A friend of mine is moving out of a place called Ravenswood at the end of the month. Ravenswood is quite an interesting name. On the one hand it's purely descriptive: a wood of ravens. On the other, it's evocative of a dark, mysterious place, something a bit like this:




This sounds like some kind of gothic novel, with maidens in dark towers lamenting over cruel twists of fate, and young men with Destinies riding out of the forest. And don't go into the locked room...


In other words, old-fashioned, unsubtle and manipulative, right? Well, perhaps. Anyway, as my badly phrased introduction above notes, the Ravenswood has a thousand stories. Here's one of them; the story of how the Ravenswood stories came about.




Ravenswood Stories


After the Lord of Ravenswood castle brought home a wife, he left to go to war. His new wife spent her days hawking and hunting with hounds, and in the castle library reading codicies of history and legend. A young, athletic woman, the people of Ravenswood slowly came to respect her, for she always had time to listen, and would gladly pass the time of day with a young mother or an old midwife. She would always send game to the villagers when she was successful in her hunt.

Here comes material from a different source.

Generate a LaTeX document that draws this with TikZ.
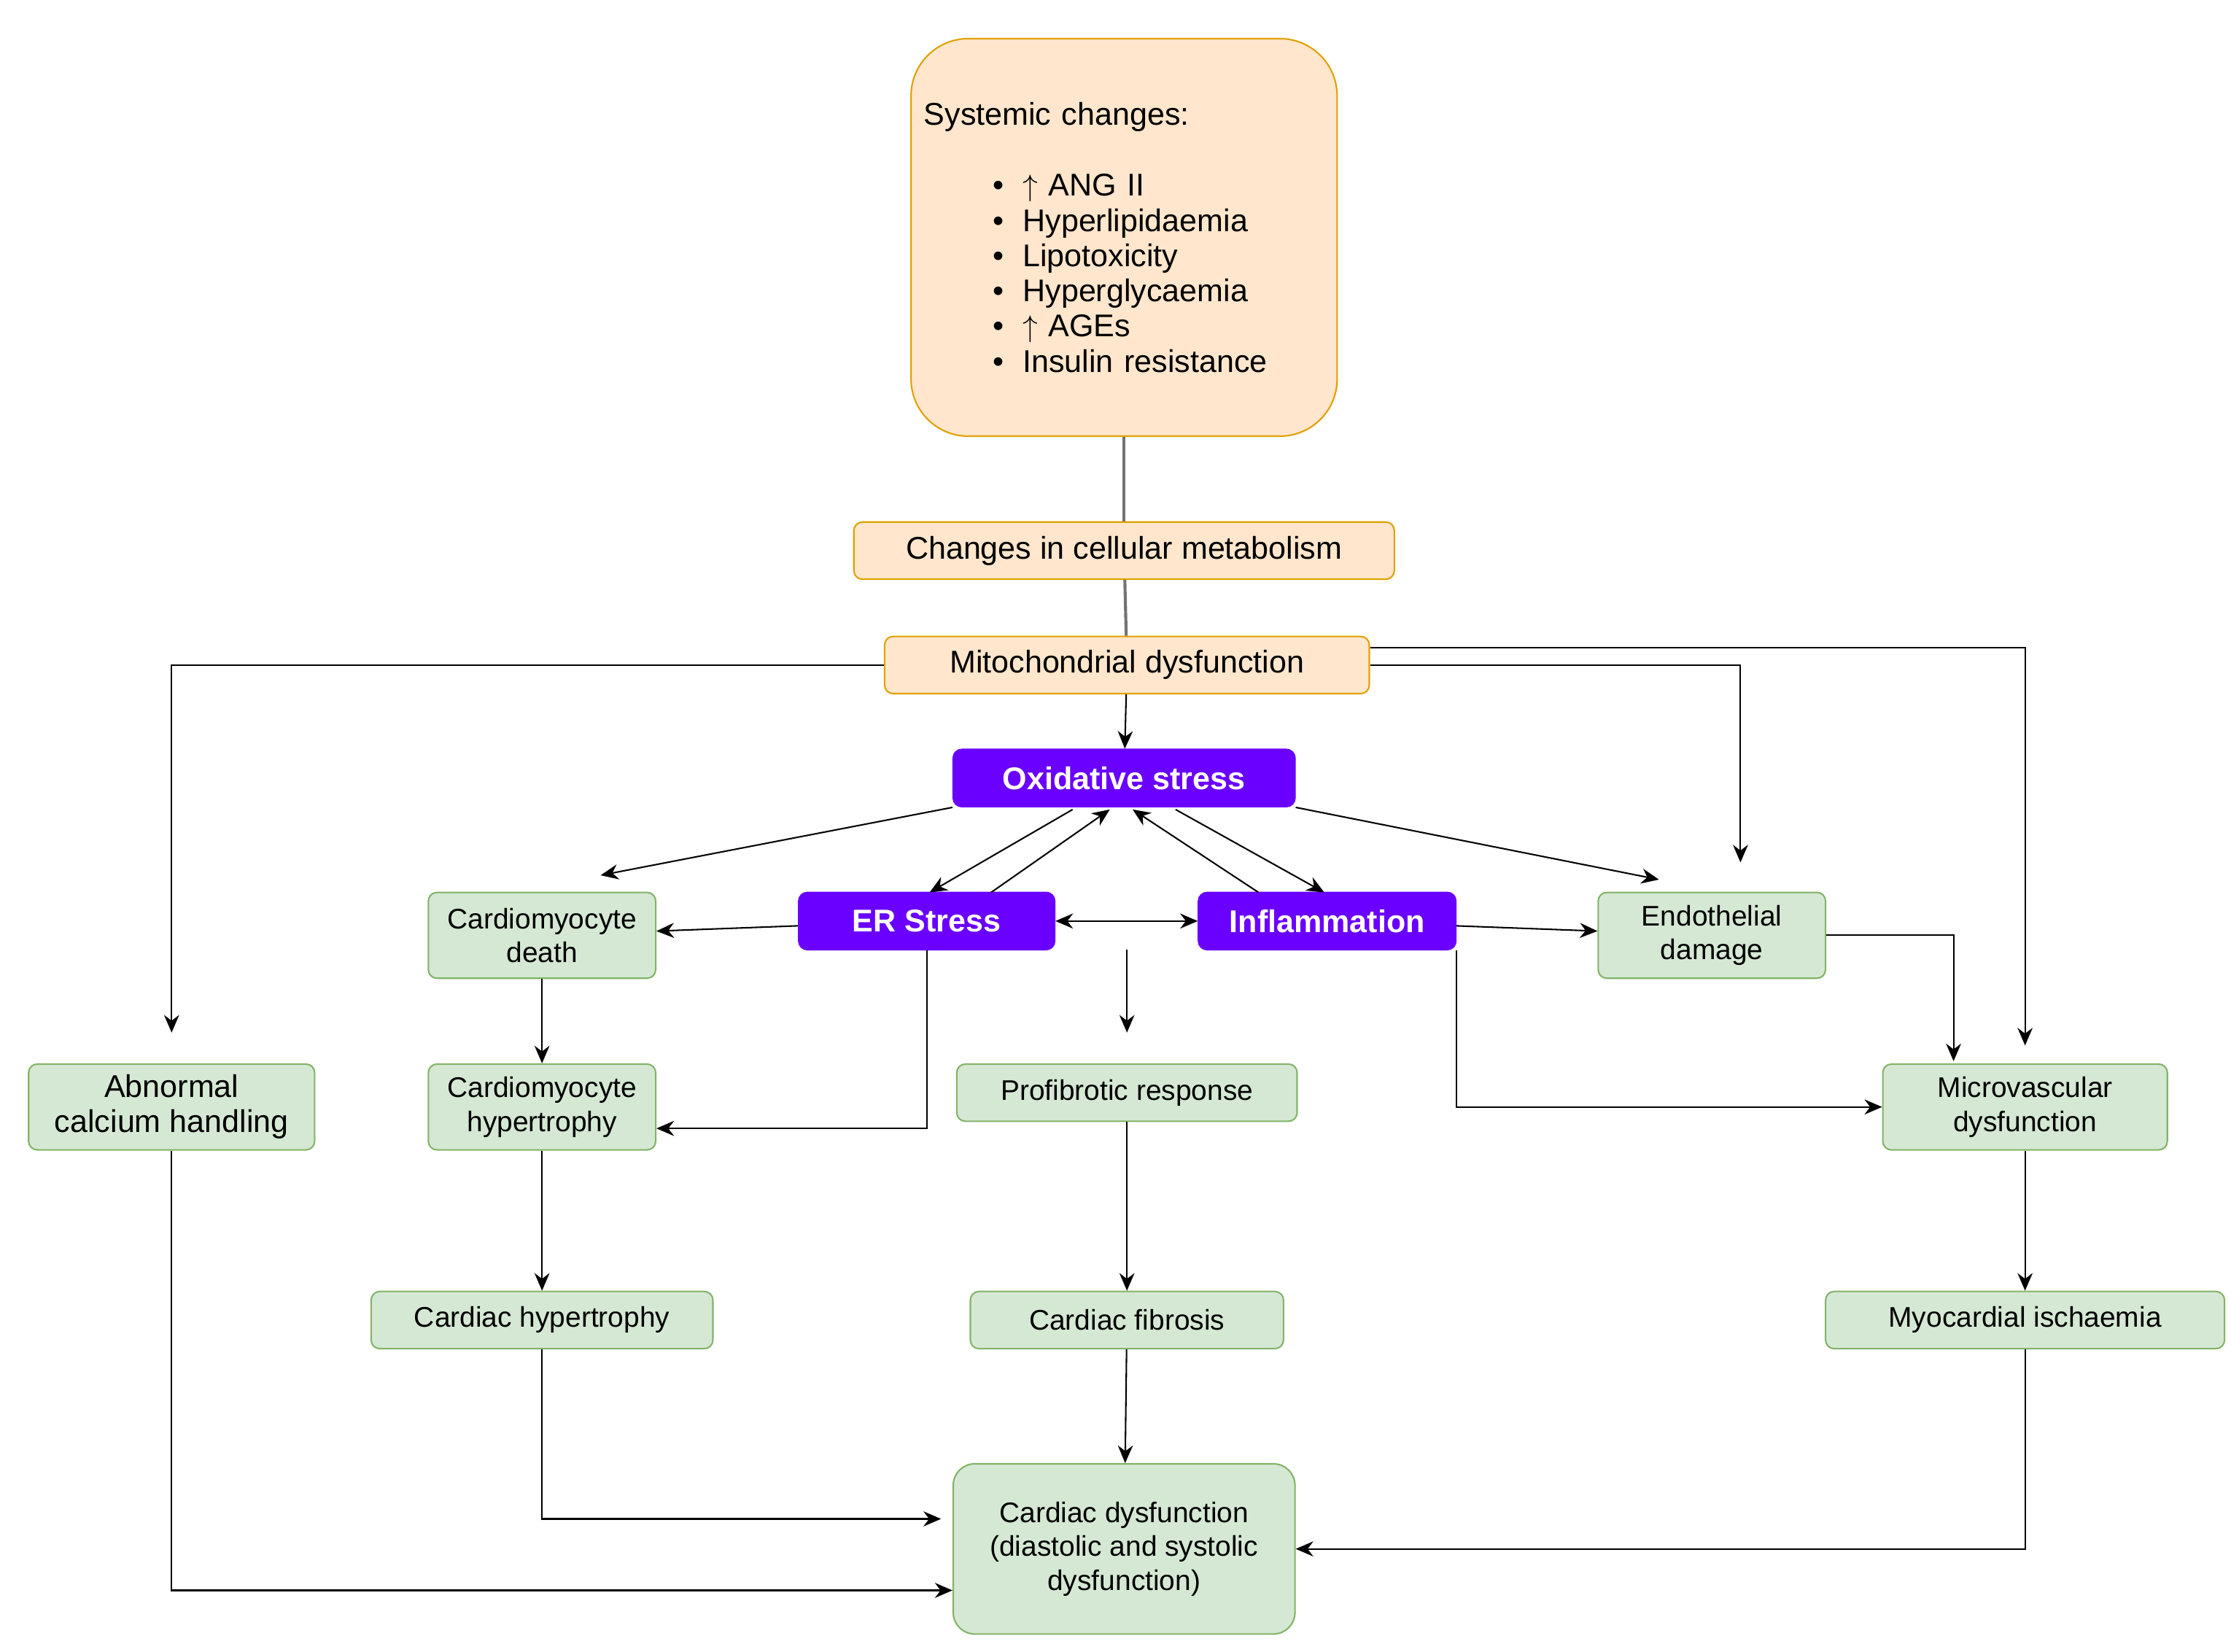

She would always feed the Ravens.

A year and a day after the Lord of Ravenswood left, a messenger rode up the hill to the castle. The Lady met him in the courtyard, and, on one knee, he told her how her husband had been killed. She thanked the messenger and sat alone in her solar for the rest of the day.

A few days later, a distant cousin of the Lord arrived, with his wife, his daughters, a train of friends, servants and guardsmen, and a commission from the King, declaring him Baron of Ravenswood and Master of the Castle. The Lady welcomed him to the castle, and he threw her out, giving her jewels to his daughters.

In the forest, the villagers built the Lady a hut. At her request, it was outside the village. It became common for the villagers to see her in the forest, dressed all in black, the Ravens silently pointing out the game to her.

Now she lives in her hut, hunting deer through the forest. She makes finest vellum from the deer hide, and writes on it with quills made of Raven feathers. She writes letters, testaments and petitions for the villagers. And in the evening she listens to the tales village elders and writes the stories of the Ravenswood.